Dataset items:
......

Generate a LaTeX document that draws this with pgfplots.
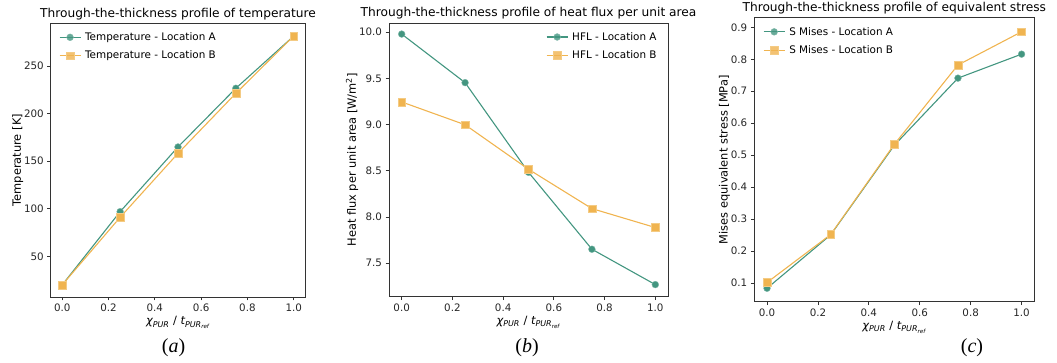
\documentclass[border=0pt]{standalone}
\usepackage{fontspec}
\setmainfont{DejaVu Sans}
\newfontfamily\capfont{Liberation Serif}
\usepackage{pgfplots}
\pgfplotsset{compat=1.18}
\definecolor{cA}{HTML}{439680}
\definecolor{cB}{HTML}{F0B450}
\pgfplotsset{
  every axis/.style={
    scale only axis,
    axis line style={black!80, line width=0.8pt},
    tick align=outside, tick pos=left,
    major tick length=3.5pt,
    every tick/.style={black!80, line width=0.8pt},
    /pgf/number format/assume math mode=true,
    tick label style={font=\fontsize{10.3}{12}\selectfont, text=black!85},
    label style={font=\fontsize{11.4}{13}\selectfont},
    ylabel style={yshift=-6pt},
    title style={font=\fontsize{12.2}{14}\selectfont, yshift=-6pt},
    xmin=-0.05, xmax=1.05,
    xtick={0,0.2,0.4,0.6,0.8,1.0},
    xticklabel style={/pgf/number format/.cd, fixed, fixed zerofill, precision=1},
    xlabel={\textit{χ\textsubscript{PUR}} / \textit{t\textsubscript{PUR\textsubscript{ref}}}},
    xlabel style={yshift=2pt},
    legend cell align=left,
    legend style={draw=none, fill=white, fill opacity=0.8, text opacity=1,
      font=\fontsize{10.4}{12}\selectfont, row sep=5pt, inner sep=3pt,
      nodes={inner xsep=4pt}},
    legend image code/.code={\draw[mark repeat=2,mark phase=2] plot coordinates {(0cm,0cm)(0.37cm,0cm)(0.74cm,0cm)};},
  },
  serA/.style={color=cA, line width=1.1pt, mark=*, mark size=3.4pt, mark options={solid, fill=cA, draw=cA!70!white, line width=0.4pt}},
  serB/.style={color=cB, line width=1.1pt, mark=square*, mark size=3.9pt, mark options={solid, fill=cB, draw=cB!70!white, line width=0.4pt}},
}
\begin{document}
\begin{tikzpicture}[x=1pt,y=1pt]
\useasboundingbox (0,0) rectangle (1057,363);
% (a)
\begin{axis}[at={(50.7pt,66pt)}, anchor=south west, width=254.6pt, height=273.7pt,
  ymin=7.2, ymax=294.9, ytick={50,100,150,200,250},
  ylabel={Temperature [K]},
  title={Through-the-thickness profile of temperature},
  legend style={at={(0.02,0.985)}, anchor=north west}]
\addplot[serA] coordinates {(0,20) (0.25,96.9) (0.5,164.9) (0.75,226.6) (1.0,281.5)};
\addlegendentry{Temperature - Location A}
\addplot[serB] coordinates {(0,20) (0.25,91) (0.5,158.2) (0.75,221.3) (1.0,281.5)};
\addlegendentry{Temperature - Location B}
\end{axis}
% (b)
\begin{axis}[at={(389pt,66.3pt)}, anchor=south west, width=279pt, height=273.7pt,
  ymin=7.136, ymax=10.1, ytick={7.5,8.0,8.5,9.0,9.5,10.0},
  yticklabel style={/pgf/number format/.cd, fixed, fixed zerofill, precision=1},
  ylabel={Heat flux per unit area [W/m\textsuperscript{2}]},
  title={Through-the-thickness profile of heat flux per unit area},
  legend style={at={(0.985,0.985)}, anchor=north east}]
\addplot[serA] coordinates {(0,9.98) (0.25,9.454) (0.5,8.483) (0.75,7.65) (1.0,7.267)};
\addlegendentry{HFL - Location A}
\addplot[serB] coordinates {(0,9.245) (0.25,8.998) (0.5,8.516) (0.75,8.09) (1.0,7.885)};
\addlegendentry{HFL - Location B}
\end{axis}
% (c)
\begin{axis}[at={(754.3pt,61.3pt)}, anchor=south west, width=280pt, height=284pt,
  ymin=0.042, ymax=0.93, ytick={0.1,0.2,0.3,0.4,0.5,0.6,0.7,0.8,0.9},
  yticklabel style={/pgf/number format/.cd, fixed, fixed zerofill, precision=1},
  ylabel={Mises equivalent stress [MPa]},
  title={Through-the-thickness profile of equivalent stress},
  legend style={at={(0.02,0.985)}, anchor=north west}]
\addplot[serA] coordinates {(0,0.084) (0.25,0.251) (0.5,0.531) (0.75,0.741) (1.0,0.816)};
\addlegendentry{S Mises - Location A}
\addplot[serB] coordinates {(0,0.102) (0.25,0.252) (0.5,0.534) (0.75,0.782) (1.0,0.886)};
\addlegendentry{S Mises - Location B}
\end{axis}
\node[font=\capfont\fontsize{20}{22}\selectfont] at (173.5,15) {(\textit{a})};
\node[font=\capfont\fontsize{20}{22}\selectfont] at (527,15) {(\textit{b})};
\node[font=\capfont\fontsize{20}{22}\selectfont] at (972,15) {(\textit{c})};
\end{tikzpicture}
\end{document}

......

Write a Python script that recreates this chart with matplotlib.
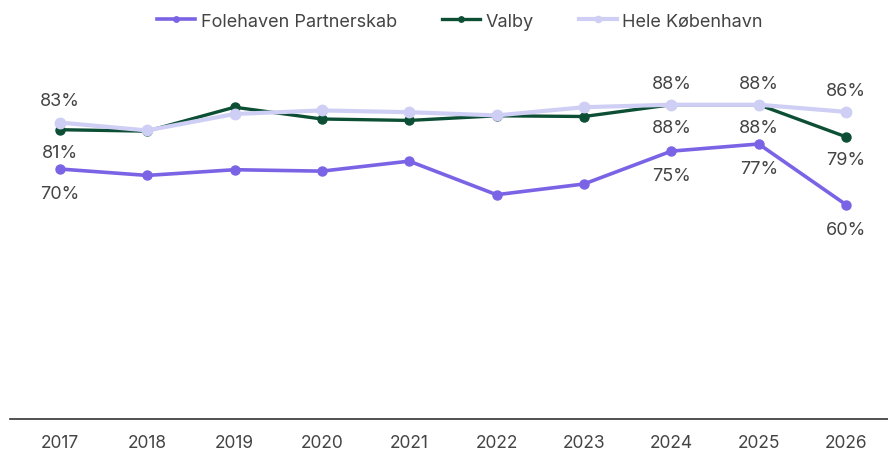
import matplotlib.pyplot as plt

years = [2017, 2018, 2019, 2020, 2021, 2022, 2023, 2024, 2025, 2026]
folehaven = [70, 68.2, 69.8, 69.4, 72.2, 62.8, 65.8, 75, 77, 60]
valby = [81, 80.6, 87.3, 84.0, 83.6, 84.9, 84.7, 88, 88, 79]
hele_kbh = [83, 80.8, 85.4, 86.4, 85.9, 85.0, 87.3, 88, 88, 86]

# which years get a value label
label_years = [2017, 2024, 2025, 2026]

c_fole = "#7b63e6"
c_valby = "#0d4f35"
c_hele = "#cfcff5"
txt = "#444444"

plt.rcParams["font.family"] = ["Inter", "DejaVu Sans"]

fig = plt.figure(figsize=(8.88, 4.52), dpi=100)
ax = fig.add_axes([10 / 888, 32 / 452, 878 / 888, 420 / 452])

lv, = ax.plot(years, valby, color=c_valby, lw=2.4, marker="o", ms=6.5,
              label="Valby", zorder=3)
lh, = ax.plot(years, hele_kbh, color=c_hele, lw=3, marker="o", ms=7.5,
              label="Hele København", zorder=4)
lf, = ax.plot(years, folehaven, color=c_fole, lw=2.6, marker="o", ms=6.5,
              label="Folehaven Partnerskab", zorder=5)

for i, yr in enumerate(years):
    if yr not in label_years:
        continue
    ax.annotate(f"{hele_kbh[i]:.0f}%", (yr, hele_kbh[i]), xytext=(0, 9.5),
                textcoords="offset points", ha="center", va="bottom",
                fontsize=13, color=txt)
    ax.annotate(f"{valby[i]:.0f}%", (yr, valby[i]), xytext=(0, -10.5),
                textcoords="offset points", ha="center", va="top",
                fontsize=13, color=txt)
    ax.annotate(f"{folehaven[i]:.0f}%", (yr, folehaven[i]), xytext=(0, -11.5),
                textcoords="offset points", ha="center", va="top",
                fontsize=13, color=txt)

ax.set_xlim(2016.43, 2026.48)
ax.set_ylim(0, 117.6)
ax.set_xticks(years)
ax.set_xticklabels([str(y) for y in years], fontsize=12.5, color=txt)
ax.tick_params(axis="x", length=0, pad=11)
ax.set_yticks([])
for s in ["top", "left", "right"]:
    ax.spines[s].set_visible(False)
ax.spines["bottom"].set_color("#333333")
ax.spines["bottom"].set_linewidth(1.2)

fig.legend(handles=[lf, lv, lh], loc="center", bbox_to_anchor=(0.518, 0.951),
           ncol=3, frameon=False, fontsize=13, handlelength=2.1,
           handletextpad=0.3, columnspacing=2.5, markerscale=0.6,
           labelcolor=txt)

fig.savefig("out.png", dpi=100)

......

### EXERCISE DESCRIPTION
From the entries above, copy every line containing the word "this".

### TASK RESULT
Generate a LaTeX document that draws this with pgfplots.
Write a Python script that recreates this chart with matplotlib.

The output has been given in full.